* _Directions for this task_
Leave out the pictures and transcribe everything else exactly.

* _Supplied data_
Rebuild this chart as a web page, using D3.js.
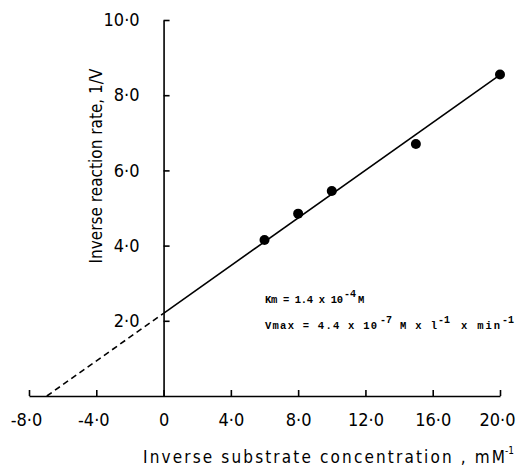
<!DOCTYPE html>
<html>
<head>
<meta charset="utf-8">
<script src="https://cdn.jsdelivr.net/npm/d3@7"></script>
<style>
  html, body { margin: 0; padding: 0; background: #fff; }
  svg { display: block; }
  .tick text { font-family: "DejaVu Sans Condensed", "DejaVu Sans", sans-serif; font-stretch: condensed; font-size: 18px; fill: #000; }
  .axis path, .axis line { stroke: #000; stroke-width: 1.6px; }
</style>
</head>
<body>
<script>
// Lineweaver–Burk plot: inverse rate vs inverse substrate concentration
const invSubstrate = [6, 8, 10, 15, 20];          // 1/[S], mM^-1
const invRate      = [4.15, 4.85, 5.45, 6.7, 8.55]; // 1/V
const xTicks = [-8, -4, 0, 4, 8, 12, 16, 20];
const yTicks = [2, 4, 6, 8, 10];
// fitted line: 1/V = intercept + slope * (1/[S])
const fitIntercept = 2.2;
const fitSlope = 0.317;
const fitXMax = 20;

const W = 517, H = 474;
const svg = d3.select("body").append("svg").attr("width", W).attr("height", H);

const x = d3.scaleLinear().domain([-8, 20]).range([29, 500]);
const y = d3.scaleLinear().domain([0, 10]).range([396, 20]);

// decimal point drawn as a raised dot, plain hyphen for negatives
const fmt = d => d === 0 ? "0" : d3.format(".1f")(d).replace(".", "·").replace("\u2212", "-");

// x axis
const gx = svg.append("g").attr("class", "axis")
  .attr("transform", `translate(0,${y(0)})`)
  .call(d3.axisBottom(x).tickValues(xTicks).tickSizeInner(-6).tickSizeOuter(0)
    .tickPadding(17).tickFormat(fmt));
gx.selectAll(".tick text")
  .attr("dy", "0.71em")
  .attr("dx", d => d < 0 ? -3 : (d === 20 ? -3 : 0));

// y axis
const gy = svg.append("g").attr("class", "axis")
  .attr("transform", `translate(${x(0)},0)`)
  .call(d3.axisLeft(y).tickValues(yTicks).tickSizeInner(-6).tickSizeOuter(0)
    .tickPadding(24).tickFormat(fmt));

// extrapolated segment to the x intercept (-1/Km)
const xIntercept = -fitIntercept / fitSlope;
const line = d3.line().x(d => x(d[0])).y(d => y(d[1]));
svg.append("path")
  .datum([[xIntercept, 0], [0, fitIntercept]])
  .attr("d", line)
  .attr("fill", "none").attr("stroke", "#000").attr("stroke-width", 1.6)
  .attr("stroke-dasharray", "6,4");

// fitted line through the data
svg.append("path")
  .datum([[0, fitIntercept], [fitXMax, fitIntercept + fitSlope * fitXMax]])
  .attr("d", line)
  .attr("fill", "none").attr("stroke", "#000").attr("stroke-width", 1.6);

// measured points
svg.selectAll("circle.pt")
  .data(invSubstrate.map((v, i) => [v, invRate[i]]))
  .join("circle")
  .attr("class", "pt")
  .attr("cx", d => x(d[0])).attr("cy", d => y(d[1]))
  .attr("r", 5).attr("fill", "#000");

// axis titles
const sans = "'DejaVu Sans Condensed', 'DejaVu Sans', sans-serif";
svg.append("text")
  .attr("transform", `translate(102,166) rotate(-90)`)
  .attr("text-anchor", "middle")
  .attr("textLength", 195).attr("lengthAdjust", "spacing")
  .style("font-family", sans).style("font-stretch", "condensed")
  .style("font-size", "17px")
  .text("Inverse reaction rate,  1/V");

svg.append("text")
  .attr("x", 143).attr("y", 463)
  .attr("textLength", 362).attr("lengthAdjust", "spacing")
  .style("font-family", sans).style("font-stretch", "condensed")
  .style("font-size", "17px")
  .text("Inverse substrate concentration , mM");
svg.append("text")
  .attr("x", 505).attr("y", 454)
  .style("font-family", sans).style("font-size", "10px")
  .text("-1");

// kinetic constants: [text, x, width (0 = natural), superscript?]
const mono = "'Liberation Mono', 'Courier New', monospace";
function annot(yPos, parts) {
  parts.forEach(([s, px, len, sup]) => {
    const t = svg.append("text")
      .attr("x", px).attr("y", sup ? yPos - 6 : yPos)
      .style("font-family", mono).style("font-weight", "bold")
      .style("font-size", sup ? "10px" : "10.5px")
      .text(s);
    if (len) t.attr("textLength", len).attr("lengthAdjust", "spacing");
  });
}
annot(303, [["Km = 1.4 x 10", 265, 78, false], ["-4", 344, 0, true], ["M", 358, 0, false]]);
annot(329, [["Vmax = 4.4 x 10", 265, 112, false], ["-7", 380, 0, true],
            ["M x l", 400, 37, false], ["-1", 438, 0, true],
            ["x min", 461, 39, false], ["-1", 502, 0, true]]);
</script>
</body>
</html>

* _Correct answer_
Rebuild this chart as a web page, using D3.js.
<!DOCTYPE html>
<html>
<head>
<meta charset="utf-8">
<script src="https://cdn.jsdelivr.net/npm/d3@7"></script>
<style>
  html, body { margin: 0; padding: 0; background: #fff; }
  svg { display: block; }
  .tick text { font-family: "DejaVu Sans Condensed", "DejaVu Sans", sans-serif; font-stretch: condensed; font-size: 18px; fill: #000; }
  .axis path, .axis line { stroke: #000; stroke-width: 1.6px; }
</style>
</head>
<body>
<script>
// Lineweaver–Burk plot: inverse rate vs inverse substrate concentration
const invSubstrate = [6, 8, 10, 15, 20];          // 1/[S], mM^-1
const invRate      = [4.15, 4.85, 5.45, 6.7, 8.55]; // 1/V
const xTicks = [-8, -4, 0, 4, 8, 12, 16, 20];
const yTicks = [2, 4, 6, 8, 10];
// fitted line: 1/V = intercept + slope * (1/[S])
const fitIntercept = 2.2;
const fitSlope = 0.317;
const fitXMax = 20;

const W = 517, H = 474;
const svg = d3.select("body").append("svg").attr("width", W).attr("height", H);

const x = d3.scaleLinear().domain([-8, 20]).range([29, 500]);
const y = d3.scaleLinear().domain([0, 10]).range([396, 20]);

// decimal point drawn as a raised dot, plain hyphen for negatives
const fmt = d => d === 0 ? "0" : d3.format(".1f")(d).replace(".", "·").replace("\u2212", "-");

// x axis
const gx = svg.append("g").attr("class", "axis")
  .attr("transform", `translate(0,${y(0)})`)
  .call(d3.axisBottom(x).tickValues(xTicks).tickSizeInner(-6).tickSizeOuter(0)
    .tickPadding(17).tickFormat(fmt));
gx.selectAll(".tick text")
  .attr("dy", "0.71em")
  .attr("dx", d => d < 0 ? -3 : (d === 20 ? -3 : 0));

// y axis
const gy = svg.append("g").attr("class", "axis")
  .attr("transform", `translate(${x(0)},0)`)
  .call(d3.axisLeft(y).tickValues(yTicks).tickSizeInner(-6).tickSizeOuter(0)
    .tickPadding(24).tickFormat(fmt));

// extrapolated segment to the x intercept (-1/Km)
const xIntercept = -fitIntercept / fitSlope;
const line = d3.line().x(d => x(d[0])).y(d => y(d[1]));
svg.append("path")
  .datum([[xIntercept, 0], [0, fitIntercept]])
  .attr("d", line)
  .attr("fill", "none").attr("stroke", "#000").attr("stroke-width", 1.6)
  .attr("stroke-dasharray", "6,4");

// fitted line through the data
svg.append("path")
  .datum([[0, fitIntercept], [fitXMax, fitIntercept + fitSlope * fitXMax]])
  .attr("d", line)
  .attr("fill", "none").attr("stroke", "#000").attr("stroke-width", 1.6);

// measured points
svg.selectAll("circle.pt")
  .data(invSubstrate.map((v, i) => [v, invRate[i]]))
  .join("circle")
  .attr("class", "pt")
  .attr("cx", d => x(d[0])).attr("cy", d => y(d[1]))
  .attr("r", 5).attr("fill", "#000");

// axis titles
const sans = "'DejaVu Sans Condensed', 'DejaVu Sans', sans-serif";
svg.append("text")
  .attr("transform", `translate(102,166) rotate(-90)`)
  .attr("text-anchor", "middle")
  .attr("textLength", 195).attr("lengthAdjust", "spacing")
  .style("font-family", sans).style("font-stretch", "condensed")
  .style("font-size", "17px")
  .text("Inverse reaction rate,  1/V");

svg.append("text")
  .attr("x", 143).attr("y", 463)
  .attr("textLength", 362).attr("lengthAdjust", "spacing")
  .style("font-family", sans).style("font-stretch", "condensed")
  .style("font-size", "17px")
  .text("Inverse substrate concentration , mM");
svg.append("text")
  .attr("x", 505).attr("y", 454)
  .style("font-family", sans).style("font-size", "10px")
  .text("-1");

// kinetic constants: [text, x, width (0 = natural), superscript?]
const mono = "'Liberation Mono', 'Courier New', monospace";
function annot(yPos, parts) {
  parts.forEach(([s, px, len, sup]) => {
    const t = svg.append("text")
      .attr("x", px).attr("y", sup ? yPos - 6 : yPos)
      .style("font-family", mono).style("font-weight", "bold")
      .style("font-size", sup ? "10px" : "10.5px")
      .text(s);
    if (len) t.attr("textLength", len).attr("lengthAdjust", "spacing");
  });
}
annot(303, [["Km = 1.4 x 10", 265, 78, false], ["-4", 344, 0, true], ["M", 358, 0, false]]);
annot(329, [["Vmax = 4.4 x 10", 265, 112, false], ["-7", 380, 0, true],
            ["M x l", 400, 37, false], ["-1", 438, 0, true],
            ["x min", 461, 39, false], ["-1", 502, 0, true]]);
</script>
</body>
</html>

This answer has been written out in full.